Quando si parla di letteratura abruzzese, inevitabilmente si pensa a D’Annunzio, Silone, tuttalpiù Flaiano, oppure, per i contemporaneisti estremisti, alla Di Pietrantonio, da poco giunta alla ribalta del grande pubblico con L’arminuta e Borgo Sud. Il romanzo di cui vi voglio parlare oggi invece appartiene a uno scrittore che, paradossalmente, è stato piuttosto apprezzato in vita, salvo poi essere un po’ dimenticato dopo la morte: Mario Pomilio (1921-1990).
A confermare il successo avuto da questo autore vi sono due importanti riconoscimenti: il Premio Campiello vinto nel 1965 con La compromissione e lo Strega conquistato nel 1983 con il romanzo di ispirazione manzoniana Il Natale del 1833. Ma ora soffermiamoci sull’opera oggetto dell’articolo, ossia proprio La compromissione, romanzo ambientato a Teramo nell’immediato dopoguerra, tempo di ricostruzione materiale e politica e di facili entusiasmi a ridosso delle elezioni politiche, gli stessi entusiasmi inziali del protagonista, Marco Berardi, professore di liceo diviso tra il suo lavoro e la militanza politica nel Partito Socialista vissuta con i compagni di sezione.

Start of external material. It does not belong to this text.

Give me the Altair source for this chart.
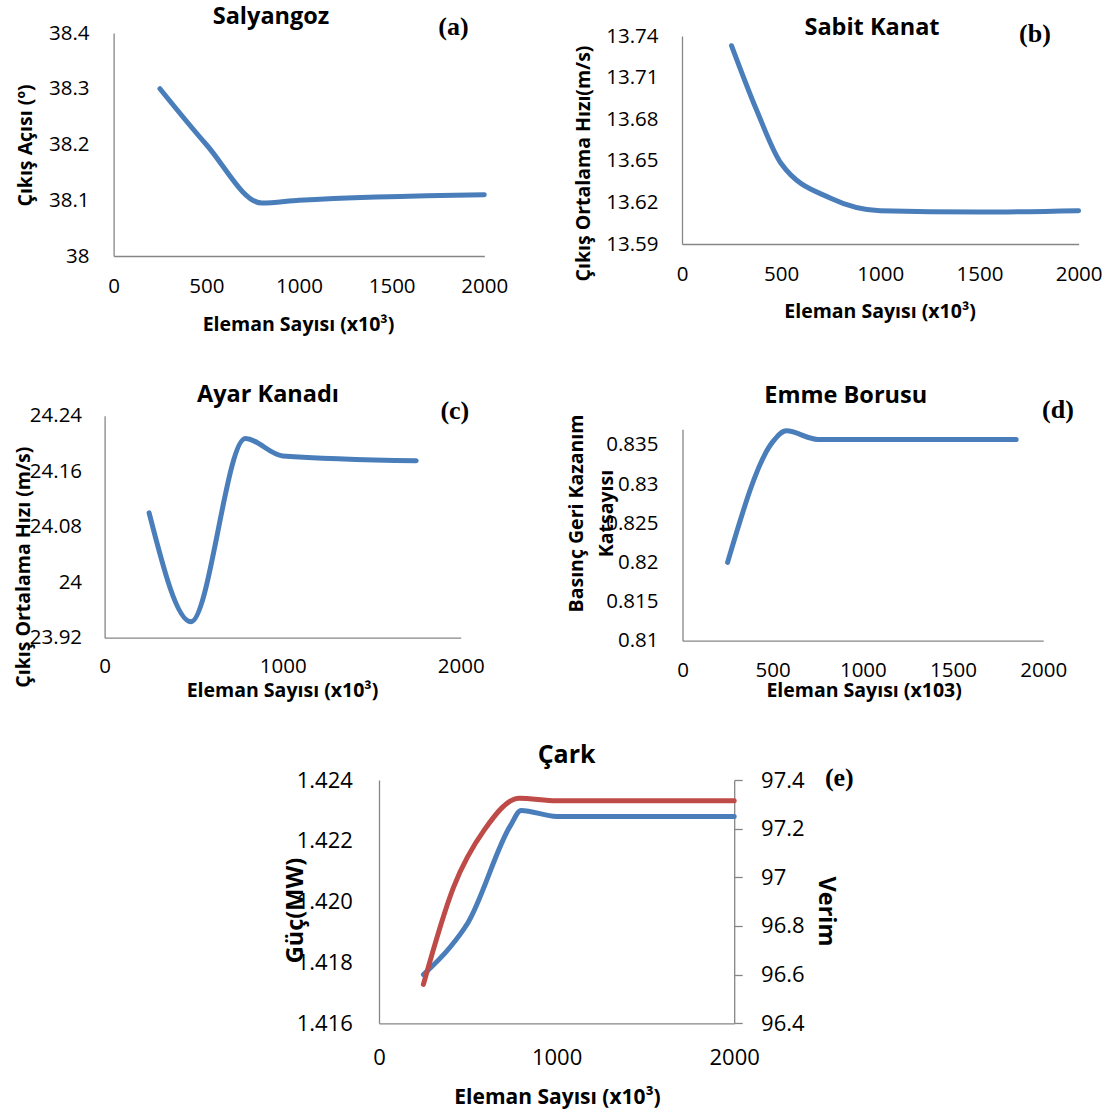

In quella che apparentemente sembra una tranquilla vita di provincia subentra però un intoppo classico di molte storie, ossia l’amore, ma non un amore qualunque: in un moderno revival di Romeo e Giulietta, Marco ama proprio la persona più difficile da amare per un socialista del Fronte popolare: Amelia, figlia di un notabile democristiano di primo livello, che quindi rappresenta, almeno inizialmente, il male assoluto, il grande mostro contro cui combattere per giungere alla vera Rivoluzione.
Il sentimento d’amore e il grande impegno politico del protagonista sembrano quasi portare il romanzo sui binari della grande tradizione narrativa sette-ottocentesca (cui comunque Pomilio aderisce), ma gli eventi prendono una piega assai poco eroica per il protagonista, che si potrebbe intravedere bene attraverso le occorrenze della parola centrale del romanzo, la compromissione, che segna il tessuto narrativo in tutte le sue tappe decisive.
Con l’andare del tempo, l’amore per Amelia, che all’inizio sembra quasi una ribellione congiunta contro il democristiano padre di lei nel segno dell’anticonformismo, inizia ad assumere sempre più le caratteristiche di un sentimento banalizzato e borghese, proprio a partire dalla sera in cui i due amanti vengono sorpresi a baciarsi dal padre di lei fuori dalla sontuosa villa del notabile democristiano; la loro storia giunge così a un punto di non ritorno che sfocia nella routine del matrimonio e della vita sotto lo stesso tetto, nella villa; cose che, unite a una gravidanza difficile, portano alla rottura dell’amore nei tradimenti di Marco, che rendono un istituto già borghese come il matrimonio ancora più borghese, portato avanti solo per salvare le apparenze.
Al contempo non si evolve bene nemmeno la militanza politica di Marco, che diventa “un uomo attento solo a sorvegliare i propri compromessi“: il suo progressivo avvicinamento alla famiglia di Amelia lo porta a essere osteggiato dai suoi vecchi compagni di lotta, così finisce addirittura per accettare gli incarichi amministrativi datigli dal suocero, completando quindi il proprio personale processo di imborghesimento, che segna inevitabilmente la sconfitta di ogni ideale politico e morale.
Sicuramente il romanzo, scritto in un italiano medio, senza eccessi, che non sconfina mai nel dialetto, con la sua sintassi agevole si lascia leggere molto bene, anche nelle numerose parti introspettive che segnano la narrazione; non mancano tuttavia pagine ad alto tasso di poesia nella descrizione del sentimento di Marco e Amelia allo “stato primordiale”. Il tutto risulta perfettamente incastonato negli scorci di una Teramo affascinante da scoprire attraverso le pagine pomiliane, che trasudano storia, poesia e intensità in ogni attimo.